Борис поехал в больницу, практически спрыгнув с Наташи. Свечку им я, безусловно, не держал. Просто ждал Бориса внизу в машине. Вместе мы ехали и в больницу. Он молчал и смотрел в окно.
Потом галопом понесся Вере навстречу. Лицо у нее было то еще. Она готова была его убить. Серьезно, думаю, их браку наступал конец. По Вере это видно было. У нее в ту минуту слово «развод» практически стояло в зубах.
Я еще удивился, что Борис не сбавил прыть. Лицо такое проникновенное, бля. Он прямо-таки летел к ней, как человек, которого жаждут видеть. Как Ромео к Джульетте.
И сказал ей… Быстро, как будто спешил заткнуть ей рот своими словами – пока лишнего и первой не сказала Вера.
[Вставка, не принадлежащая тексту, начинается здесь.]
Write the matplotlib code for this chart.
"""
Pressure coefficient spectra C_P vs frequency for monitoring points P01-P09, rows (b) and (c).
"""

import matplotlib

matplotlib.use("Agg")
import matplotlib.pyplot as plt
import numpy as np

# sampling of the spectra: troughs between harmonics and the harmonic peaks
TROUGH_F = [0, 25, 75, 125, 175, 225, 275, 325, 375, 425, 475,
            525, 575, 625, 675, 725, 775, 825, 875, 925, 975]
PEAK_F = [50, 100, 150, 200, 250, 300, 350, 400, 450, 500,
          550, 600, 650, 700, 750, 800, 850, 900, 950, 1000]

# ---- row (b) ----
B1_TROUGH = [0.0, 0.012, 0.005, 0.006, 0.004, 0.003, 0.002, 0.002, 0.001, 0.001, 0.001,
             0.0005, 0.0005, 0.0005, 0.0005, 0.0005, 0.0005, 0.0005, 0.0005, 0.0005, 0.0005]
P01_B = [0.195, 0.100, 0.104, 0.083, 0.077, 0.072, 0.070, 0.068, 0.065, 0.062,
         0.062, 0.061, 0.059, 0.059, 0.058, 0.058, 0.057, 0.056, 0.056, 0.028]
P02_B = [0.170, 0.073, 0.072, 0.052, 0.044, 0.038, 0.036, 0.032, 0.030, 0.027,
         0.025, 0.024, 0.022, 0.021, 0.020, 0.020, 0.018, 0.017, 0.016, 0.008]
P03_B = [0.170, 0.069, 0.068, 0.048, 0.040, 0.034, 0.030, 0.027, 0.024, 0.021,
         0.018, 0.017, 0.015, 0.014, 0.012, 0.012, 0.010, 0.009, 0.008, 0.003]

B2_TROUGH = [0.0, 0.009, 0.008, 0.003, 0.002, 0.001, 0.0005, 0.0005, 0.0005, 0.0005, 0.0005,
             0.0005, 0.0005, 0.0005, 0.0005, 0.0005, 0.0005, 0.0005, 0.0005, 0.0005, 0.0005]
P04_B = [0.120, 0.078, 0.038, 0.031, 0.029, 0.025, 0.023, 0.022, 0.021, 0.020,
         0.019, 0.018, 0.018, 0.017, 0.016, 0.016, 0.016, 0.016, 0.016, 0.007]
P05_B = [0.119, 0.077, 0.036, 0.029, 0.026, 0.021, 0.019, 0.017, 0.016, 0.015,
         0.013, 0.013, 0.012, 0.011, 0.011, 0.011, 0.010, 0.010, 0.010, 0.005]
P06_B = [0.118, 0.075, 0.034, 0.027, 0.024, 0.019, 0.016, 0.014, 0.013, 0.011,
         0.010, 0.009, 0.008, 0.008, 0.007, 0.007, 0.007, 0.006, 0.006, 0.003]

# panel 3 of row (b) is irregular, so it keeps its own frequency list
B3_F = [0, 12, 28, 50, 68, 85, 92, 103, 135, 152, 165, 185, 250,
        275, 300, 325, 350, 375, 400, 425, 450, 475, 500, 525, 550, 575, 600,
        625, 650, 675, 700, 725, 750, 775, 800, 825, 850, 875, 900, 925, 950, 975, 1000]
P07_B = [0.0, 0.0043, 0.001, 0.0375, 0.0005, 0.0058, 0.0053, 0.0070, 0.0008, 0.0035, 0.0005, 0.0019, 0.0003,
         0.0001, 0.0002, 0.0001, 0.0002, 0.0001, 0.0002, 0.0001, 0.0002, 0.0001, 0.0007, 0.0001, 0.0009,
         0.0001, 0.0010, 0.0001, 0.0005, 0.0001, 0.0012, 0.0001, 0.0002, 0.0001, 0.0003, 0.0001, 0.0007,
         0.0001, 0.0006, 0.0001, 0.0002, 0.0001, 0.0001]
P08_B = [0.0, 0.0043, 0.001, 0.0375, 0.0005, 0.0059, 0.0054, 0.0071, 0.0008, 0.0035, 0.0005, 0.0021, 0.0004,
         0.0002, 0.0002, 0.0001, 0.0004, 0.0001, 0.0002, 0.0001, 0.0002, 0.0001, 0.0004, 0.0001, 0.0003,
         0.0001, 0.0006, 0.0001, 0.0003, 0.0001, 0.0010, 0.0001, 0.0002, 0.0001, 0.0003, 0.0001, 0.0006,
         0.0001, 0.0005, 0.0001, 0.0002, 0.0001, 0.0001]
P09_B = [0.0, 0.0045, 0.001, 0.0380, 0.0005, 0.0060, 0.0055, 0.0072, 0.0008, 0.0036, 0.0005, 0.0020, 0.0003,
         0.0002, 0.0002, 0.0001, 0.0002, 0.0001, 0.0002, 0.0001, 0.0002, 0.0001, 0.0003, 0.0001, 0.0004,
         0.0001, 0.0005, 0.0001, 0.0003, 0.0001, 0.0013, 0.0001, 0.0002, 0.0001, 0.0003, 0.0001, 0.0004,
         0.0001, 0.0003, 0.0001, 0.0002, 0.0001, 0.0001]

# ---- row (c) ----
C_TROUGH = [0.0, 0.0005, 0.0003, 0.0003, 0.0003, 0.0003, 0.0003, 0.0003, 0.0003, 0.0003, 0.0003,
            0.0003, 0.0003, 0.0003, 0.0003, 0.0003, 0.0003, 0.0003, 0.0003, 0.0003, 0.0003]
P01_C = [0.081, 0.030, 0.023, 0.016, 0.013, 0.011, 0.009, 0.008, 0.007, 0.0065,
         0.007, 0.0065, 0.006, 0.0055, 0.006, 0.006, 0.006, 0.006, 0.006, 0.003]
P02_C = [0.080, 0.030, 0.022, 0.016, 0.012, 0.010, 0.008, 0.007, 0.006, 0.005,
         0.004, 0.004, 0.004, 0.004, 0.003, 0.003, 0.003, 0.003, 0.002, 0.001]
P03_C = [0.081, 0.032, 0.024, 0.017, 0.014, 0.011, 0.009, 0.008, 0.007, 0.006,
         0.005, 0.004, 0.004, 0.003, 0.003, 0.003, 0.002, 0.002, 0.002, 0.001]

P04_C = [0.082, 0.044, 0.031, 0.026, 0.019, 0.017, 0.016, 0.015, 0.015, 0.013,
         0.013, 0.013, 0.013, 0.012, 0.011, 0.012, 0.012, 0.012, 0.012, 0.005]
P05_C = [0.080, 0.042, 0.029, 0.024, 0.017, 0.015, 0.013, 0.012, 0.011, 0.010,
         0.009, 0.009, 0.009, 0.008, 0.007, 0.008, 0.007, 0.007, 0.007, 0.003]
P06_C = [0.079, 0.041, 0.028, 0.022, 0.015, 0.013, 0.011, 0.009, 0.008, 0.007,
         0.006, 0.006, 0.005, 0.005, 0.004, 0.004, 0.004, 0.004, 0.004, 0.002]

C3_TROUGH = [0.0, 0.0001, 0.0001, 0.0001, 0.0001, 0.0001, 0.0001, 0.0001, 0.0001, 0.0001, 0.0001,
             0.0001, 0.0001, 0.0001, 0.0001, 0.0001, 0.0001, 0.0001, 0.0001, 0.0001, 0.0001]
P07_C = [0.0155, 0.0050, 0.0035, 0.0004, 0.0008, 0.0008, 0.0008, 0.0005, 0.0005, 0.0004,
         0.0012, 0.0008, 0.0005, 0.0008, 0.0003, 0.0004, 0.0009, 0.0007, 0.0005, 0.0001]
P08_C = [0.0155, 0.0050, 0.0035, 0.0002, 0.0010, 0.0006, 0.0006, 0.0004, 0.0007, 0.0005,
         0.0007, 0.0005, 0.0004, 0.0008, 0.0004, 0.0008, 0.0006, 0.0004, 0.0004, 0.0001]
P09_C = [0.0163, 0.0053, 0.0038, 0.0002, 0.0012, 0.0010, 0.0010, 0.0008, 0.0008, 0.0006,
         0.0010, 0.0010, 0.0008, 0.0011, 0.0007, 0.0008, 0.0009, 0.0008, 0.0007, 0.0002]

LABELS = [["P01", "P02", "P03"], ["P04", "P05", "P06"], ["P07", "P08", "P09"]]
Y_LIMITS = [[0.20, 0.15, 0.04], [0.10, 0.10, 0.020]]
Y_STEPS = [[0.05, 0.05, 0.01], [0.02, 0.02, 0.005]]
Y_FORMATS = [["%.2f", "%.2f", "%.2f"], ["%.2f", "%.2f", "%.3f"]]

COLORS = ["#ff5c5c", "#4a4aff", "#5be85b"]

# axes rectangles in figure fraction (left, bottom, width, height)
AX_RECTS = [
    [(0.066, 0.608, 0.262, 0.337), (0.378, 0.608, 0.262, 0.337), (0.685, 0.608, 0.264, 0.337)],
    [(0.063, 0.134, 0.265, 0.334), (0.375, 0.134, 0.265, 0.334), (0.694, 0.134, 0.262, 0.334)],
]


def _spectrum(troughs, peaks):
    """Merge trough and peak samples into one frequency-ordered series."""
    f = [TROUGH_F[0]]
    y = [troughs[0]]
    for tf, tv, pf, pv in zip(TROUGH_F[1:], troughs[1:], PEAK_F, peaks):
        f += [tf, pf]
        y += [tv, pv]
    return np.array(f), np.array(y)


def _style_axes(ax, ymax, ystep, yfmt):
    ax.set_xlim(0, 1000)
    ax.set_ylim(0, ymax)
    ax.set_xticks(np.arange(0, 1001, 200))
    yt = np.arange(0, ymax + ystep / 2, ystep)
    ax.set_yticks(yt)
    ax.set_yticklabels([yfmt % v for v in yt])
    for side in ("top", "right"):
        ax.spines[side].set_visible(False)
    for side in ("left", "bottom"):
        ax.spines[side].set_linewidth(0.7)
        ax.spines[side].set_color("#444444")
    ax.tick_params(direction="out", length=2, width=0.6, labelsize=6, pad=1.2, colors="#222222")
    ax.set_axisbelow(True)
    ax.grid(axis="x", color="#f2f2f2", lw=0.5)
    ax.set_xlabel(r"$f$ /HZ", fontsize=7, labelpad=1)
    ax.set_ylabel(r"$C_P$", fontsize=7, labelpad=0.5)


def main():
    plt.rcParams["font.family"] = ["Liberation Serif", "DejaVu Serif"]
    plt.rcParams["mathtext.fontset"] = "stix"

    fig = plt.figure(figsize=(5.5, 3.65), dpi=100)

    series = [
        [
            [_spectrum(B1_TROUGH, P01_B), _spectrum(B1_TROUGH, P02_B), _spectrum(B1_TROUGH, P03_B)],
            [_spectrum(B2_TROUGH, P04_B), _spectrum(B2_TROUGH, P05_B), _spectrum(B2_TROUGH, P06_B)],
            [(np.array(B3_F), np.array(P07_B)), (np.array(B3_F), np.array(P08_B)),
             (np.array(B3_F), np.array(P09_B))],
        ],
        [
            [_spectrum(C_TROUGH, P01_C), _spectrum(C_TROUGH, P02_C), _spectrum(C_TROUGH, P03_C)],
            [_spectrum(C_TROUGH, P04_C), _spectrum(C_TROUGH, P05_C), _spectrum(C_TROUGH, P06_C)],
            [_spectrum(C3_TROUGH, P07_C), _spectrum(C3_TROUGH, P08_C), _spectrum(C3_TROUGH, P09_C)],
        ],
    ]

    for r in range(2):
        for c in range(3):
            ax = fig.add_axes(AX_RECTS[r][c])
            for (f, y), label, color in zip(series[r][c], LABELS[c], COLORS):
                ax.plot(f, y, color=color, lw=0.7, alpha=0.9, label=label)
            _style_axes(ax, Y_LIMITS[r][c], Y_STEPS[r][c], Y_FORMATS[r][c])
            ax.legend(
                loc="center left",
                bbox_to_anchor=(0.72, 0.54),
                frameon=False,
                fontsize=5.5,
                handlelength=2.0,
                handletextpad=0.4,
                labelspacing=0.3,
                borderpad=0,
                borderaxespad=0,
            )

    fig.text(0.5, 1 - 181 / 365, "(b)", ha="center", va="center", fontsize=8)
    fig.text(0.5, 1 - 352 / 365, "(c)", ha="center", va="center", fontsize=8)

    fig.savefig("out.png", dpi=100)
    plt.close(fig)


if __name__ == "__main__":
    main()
А сказал он ей примерно следующее:
«Верочка, мы сейчас работаем над тем, чтобы машину не показали в новостях, потому что там все плохо, но главное, бронированное стекло выдержало, а потом его уже подстрелила моя охрана, и ты же видишь, что со мной все в порядке».
Я так и охерел.
«Вот Петя подтвердит».
У меня челюсть реально упала до пола, вымытого с хлоркой.
Вера уставилась на меня. Но приняла выражение на моей морде за глубокий шок. То есть это и был глубокий шок. Но не от того, на что подумала Вера.
Она всхлипнула, схватилась ладонью за рот. И зарыдала – Борису уже в плечо.
Она теперь за него боялась больше, чем за Аню.
Я же стоял столбом, глядел на них обнявшихся и думал только: охуеть. Какой Борис… не мудак, нет. Какой – находчивый.
Потом я видел, как они стояли у постели Ани. Держались за руки. Пара супругов-голубков. А у меня в голове по-прежнему крутилось только одно: охуеть.
Если вам уже кажется, что я им немного восхищаюсь, то вы ошибаетесь: я им восхищаюсь по-настоящему. Именно поэтому считаю, что место ему – за решеткой. Он – зло.
А зло искореняется не злом. Не силой. Его можно победить только правосудием.
В нашей стране оно гарантировано не всем. Но Борису я правый суд обещаю. С моей лично стороны.
Для меня это теперь сугубо личное дело: собрать полную картину того, что случилось – с Андреем. Да и с Ириной тоже.